__STATED GOAL__
Copy the material below verbatim from the line with "Clone this chart in Plotly.js." to the line with "const yTickText = yTickVals.map(v", both lines included, omitting pictures and every line outside that range.

__SOURCE DATA__
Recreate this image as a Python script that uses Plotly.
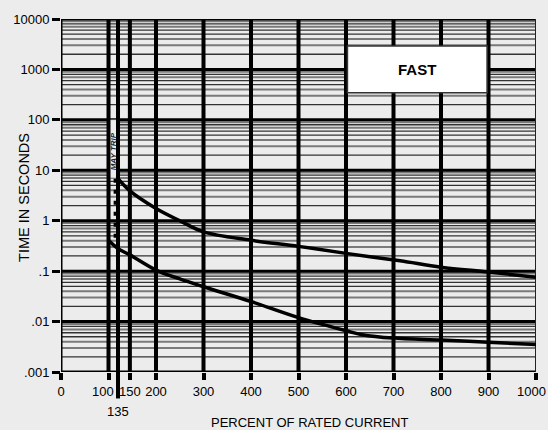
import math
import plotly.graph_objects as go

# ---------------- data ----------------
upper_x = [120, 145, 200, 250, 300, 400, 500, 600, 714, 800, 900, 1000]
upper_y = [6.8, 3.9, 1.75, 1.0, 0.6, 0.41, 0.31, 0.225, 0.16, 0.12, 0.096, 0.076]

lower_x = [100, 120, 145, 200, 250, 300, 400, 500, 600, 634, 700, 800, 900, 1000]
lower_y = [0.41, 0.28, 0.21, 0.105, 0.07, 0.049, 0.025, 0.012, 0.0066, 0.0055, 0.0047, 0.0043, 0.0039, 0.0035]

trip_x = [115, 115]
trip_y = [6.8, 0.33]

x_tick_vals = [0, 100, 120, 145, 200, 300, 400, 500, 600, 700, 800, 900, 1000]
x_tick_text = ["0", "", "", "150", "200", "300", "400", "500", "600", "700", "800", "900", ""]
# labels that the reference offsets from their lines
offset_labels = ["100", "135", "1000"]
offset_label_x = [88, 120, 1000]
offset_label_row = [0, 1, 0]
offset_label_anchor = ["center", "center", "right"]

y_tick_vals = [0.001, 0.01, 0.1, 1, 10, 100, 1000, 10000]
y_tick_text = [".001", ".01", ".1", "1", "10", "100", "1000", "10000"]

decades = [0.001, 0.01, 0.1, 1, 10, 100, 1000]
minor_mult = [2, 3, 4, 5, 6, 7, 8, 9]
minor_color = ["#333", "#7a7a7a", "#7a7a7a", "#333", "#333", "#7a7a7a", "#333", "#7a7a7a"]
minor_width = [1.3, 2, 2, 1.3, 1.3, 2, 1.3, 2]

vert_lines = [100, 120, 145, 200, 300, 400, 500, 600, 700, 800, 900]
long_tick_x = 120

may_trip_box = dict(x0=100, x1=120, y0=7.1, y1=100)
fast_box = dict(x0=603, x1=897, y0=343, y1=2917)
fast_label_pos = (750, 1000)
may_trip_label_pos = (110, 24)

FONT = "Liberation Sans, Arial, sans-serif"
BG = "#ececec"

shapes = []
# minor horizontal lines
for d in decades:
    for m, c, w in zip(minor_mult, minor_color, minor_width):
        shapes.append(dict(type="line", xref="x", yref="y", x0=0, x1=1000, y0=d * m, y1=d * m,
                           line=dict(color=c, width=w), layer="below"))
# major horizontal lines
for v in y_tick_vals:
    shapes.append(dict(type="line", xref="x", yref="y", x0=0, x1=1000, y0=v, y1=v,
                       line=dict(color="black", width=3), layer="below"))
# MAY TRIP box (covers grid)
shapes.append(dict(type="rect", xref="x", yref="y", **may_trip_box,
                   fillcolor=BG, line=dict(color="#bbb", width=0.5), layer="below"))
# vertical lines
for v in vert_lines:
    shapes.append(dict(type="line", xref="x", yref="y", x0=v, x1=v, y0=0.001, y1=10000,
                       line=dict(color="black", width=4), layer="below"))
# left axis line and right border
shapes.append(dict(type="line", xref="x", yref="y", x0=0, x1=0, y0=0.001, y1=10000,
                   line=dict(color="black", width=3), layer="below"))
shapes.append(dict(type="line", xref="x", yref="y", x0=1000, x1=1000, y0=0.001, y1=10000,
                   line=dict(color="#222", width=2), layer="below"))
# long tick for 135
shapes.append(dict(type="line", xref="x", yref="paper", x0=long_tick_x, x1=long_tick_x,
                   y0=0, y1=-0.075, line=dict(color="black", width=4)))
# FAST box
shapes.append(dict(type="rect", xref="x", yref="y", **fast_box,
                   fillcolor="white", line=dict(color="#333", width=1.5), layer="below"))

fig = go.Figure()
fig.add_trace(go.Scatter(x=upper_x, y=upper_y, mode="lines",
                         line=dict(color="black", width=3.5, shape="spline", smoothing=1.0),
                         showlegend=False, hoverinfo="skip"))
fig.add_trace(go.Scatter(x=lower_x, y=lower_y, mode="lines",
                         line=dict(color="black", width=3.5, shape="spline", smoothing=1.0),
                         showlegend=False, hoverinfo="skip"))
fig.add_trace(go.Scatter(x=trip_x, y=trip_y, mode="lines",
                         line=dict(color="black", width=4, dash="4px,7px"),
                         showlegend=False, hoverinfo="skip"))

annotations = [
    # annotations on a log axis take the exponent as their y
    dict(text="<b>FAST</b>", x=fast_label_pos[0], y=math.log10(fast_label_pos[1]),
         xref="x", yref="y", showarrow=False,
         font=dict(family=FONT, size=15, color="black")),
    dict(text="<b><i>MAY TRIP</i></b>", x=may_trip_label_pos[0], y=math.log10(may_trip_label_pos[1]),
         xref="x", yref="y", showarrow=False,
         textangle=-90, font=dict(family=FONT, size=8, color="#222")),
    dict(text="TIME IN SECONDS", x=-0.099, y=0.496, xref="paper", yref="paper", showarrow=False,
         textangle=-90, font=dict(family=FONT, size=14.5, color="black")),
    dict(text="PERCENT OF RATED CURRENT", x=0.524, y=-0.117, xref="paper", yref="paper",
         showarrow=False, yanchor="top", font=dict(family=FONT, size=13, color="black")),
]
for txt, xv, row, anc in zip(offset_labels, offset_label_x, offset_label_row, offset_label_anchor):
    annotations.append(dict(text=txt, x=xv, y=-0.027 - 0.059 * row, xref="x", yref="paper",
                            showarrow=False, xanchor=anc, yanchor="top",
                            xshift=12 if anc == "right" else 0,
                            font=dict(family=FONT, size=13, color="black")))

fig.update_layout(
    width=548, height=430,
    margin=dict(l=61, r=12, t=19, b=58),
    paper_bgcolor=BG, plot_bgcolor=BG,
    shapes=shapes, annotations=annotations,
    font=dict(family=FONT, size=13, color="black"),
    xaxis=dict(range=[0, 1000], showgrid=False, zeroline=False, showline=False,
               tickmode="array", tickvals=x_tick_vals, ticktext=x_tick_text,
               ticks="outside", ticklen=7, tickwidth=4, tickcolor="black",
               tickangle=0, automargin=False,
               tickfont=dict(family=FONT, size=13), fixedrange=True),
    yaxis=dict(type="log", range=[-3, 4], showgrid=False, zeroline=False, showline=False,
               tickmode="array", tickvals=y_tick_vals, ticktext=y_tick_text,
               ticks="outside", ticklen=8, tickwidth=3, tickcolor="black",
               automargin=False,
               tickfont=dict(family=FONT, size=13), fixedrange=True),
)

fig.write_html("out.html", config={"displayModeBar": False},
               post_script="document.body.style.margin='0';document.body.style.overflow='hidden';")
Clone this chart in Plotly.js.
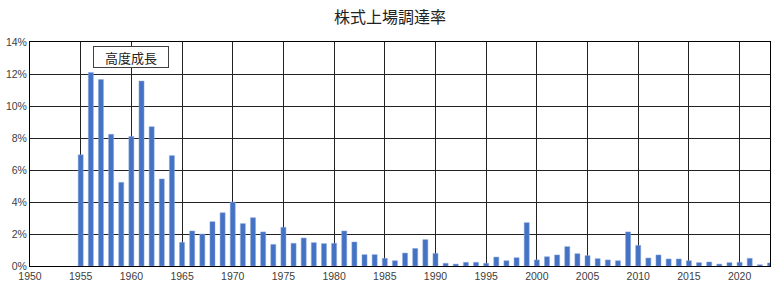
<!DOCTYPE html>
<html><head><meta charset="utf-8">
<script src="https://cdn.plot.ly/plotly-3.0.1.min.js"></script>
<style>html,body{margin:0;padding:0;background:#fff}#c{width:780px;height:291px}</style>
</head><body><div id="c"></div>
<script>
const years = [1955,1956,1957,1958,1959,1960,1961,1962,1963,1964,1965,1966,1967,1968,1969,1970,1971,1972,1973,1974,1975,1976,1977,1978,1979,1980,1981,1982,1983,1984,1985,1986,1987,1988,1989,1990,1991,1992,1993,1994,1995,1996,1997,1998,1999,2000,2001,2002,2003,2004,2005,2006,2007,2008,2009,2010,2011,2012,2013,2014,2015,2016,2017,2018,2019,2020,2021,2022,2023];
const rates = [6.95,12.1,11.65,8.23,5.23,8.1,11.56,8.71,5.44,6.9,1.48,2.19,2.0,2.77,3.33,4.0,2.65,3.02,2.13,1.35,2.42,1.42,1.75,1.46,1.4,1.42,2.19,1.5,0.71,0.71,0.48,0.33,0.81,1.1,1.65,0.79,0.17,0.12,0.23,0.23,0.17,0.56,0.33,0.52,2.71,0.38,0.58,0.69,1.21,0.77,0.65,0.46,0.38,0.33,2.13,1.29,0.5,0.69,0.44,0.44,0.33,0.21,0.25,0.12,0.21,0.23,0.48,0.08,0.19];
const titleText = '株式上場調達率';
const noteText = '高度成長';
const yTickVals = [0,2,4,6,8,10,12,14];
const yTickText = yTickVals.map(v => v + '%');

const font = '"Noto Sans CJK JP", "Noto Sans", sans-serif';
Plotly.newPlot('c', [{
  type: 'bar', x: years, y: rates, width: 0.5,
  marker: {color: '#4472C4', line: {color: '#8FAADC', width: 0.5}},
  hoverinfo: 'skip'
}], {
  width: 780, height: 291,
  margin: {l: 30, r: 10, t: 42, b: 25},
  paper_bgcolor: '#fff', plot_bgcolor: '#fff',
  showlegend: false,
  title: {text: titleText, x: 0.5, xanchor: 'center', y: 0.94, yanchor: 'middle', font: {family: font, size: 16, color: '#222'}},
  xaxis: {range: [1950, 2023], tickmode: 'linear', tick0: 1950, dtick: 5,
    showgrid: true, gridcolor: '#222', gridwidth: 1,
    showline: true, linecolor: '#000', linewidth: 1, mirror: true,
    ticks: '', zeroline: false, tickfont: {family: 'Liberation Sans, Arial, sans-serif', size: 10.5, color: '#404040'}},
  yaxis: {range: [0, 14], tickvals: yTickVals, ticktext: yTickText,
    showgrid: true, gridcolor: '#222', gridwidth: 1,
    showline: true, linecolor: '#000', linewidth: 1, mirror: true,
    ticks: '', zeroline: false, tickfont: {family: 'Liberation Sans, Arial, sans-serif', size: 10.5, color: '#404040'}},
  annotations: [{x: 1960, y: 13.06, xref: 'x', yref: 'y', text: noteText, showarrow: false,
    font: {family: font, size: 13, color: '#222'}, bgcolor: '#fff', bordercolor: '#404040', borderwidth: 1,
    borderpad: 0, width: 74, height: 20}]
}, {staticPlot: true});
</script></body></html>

__IN RESPONSE__
Clone this chart in Plotly.js.
<!DOCTYPE html>
<html><head><meta charset="utf-8">
<script src="https://cdn.plot.ly/plotly-3.0.1.min.js"></script>
<style>html,body{margin:0;padding:0;background:#fff}#c{width:780px;height:291px}</style>
</head><body><div id="c"></div>
<script>
const years = [1955,1956,1957,1958,1959,1960,1961,1962,1963,1964,1965,1966,1967,1968,1969,1970,1971,1972,1973,1974,1975,1976,1977,1978,1979,1980,1981,1982,1983,1984,1985,1986,1987,1988,1989,1990,1991,1992,1993,1994,1995,1996,1997,1998,1999,2000,2001,2002,2003,2004,2005,2006,2007,2008,2009,2010,2011,2012,2013,2014,2015,2016,2017,2018,2019,2020,2021,2022,2023];
const rates = [6.95,12.1,11.65,8.23,5.23,8.1,11.56,8.71,5.44,6.9,1.48,2.19,2.0,2.77,3.33,4.0,2.65,3.02,2.13,1.35,2.42,1.42,1.75,1.46,1.4,1.42,2.19,1.5,0.71,0.71,0.48,0.33,0.81,1.1,1.65,0.79,0.17,0.12,0.23,0.23,0.17,0.56,0.33,0.52,2.71,0.38,0.58,0.69,1.21,0.77,0.65,0.46,0.38,0.33,2.13,1.29,0.5,0.69,0.44,0.44,0.33,0.21,0.25,0.12,0.21,0.23,0.48,0.08,0.19];
const titleText = '株式上場調達率';
const noteText = '高度成長';
const yTickVals = [0,2,4,6,8,10,12,14];
const yTickText = yTickVals.map(v => v + '%');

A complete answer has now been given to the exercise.